Mersin Barosu Başkanı Alpay Antmen, Türkiye’de mecburi iskanların milyonlarca insanı etkilediğini belirterek, sorunların çözümü için yetkililere şöyle çağrı yaptı: “Zorla yerinden etme sorununun çözümü için çözüm süreci sürdürülmeli, koruculuk sistemi kaldırılmalı, yaşanan tüm hak ihlallerinin ortaya çıkarılması için Hakikatleri Araştırma Komisyonları kurulmalı.”
Baro Başkanı Antmen, yazılı bir açıklama yaparak, Türkiye’de yaşam alanlarından zorla göç ettirilenlerin geri dönüşleri için yetkililere çağrı yaptı. 14 Haziran 1934’te uygulamaya konulan Mecburi İskan Kanunu’nun geçmişten günümüze birçok olumsuz sonuç doğurduğunu belirten Antmen, yerinden edilen yurttaşların kendi topraklarına yasal güvenceler kapsamında geri dönüşlerinin sağlanması gerektiğini belirtti. “Zorunlu göçler kültürel asimilasyon, ruhsal çöküntülere, önemli ekonomik kayıplara ve en önemlisi de haksızlıklara neden oldu” diyen Antmen, 1980 askeri darbesi ile kanunun etkilerini sürdürdüğünü ve terörle mücadele kapsamında OHAL uygulamaları ile de tavan yaptığını öne sürdü.
“MİLYONLARCA İNSAN ETKİLENDİ”
Mecburi iskanlardan günümüze kadar milyonlarca insanın etkilendiğini dile getiren Antmen, mecburi iskanların oluşturduğu sorunların çözümü için yetkilileri adım atmaya çağırdı. Köy ve mezraların zorla boşaltılması sürecinde uluslararası insan hakları sözleşmelerinin hükümleri ve temel ilkelerinin ihlal edildiğini, zorla yerlerinden edilen kişilerin kendi kaderleri ile baş başa bırakıldıklarını öne süren Antmen, şunları kaydetti: “Milyonlarca insanın uluslararası sözleşmeler ve Anayasa ile güvence altına alınan can ve mal güvenliği, konut dokunulmazlığı, seyahat özgürlüğü, işkence ve kötü muameleye karşı korunma hakları ihlal edilerek insanlık suçu işlenmiş, onarılması mümkün olmayan pek çok hak kaybına yol açmıştır.
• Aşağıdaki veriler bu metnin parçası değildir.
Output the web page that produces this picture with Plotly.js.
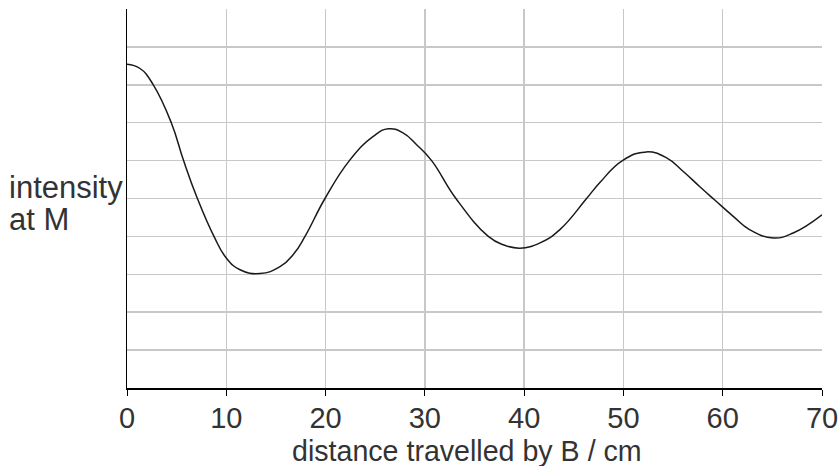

Zorla yerlerinden edilen insanlar gittikleri yerlerde birçok ayrımcılığa maruz kalmışlardır. Sorunun artık göz ardı edilemez boyutlara ulaşması, yaşam hakkından başlayarak, mülksüzleştirme, ayrımcılık gibi pek çok hak ihlalinin ulusal ve uluslararası dillendirilmesi, Türkiye’nin Avrupa Birliği’ne (AB) adaylık süreci gibi dinamiklerin etkisiyle hükümetler sorunun çözümüne ilişkin mekanizmalar geliştirmek zorunda kalmıştır. Fakat bu mekanizmalar sorunu çözmek yerine daha da karmaşık bir hal almasına neden olmuş, bu bağlamda yapılan yasal düzenlemeler mağdurların ihlal edilen haklarının tazminini sağlayamamıştır.”
“ÇÖZÜM SÜRECİ SÜRDÜRÜLMELİ”
Antmen, sorunun çözümüne yönelik yapılmasını istediği önerilerini şöyle sıraladı: “Zorla yerinden etme sorununun çözümü için çözüm süreci sürdürülmeli, koruculuk sistemi kaldırılmalı. Yaşanan tüm hak ihlallerinin ortaya çıkarılması için Hakikatleri Araştırma Komisyonları kurulmalı. Bu komisyonlara sivil toplum kuruluşları dahil edilmeli. Zorla yerinden edilen insanların zararlarını tazmin edecek ve insani koşullarda geri dönüş olanaklarını sağlayacak yeni bir yasa hazırlanmalı. Bu yasanın hazırlık sürecinde başta yerinden edilme konusunda çalışma yapan uluslararası kuruluşlar olmak üzere akademisyenler, meslek örgütleri, insan hakları kuruluşları, kadın ve çocuk örgütleri ile etkili danışma süreçleri yürütülmelidir. Ayrıca boşaltılmış köy ve mezralar etrafında mayın ve çatışma artığı patlayıcı taraması yapılması, köye geri dönüşlere engel olan doğa katliamlarının durdurulması öncelikli olarak ele alınmalıdır.”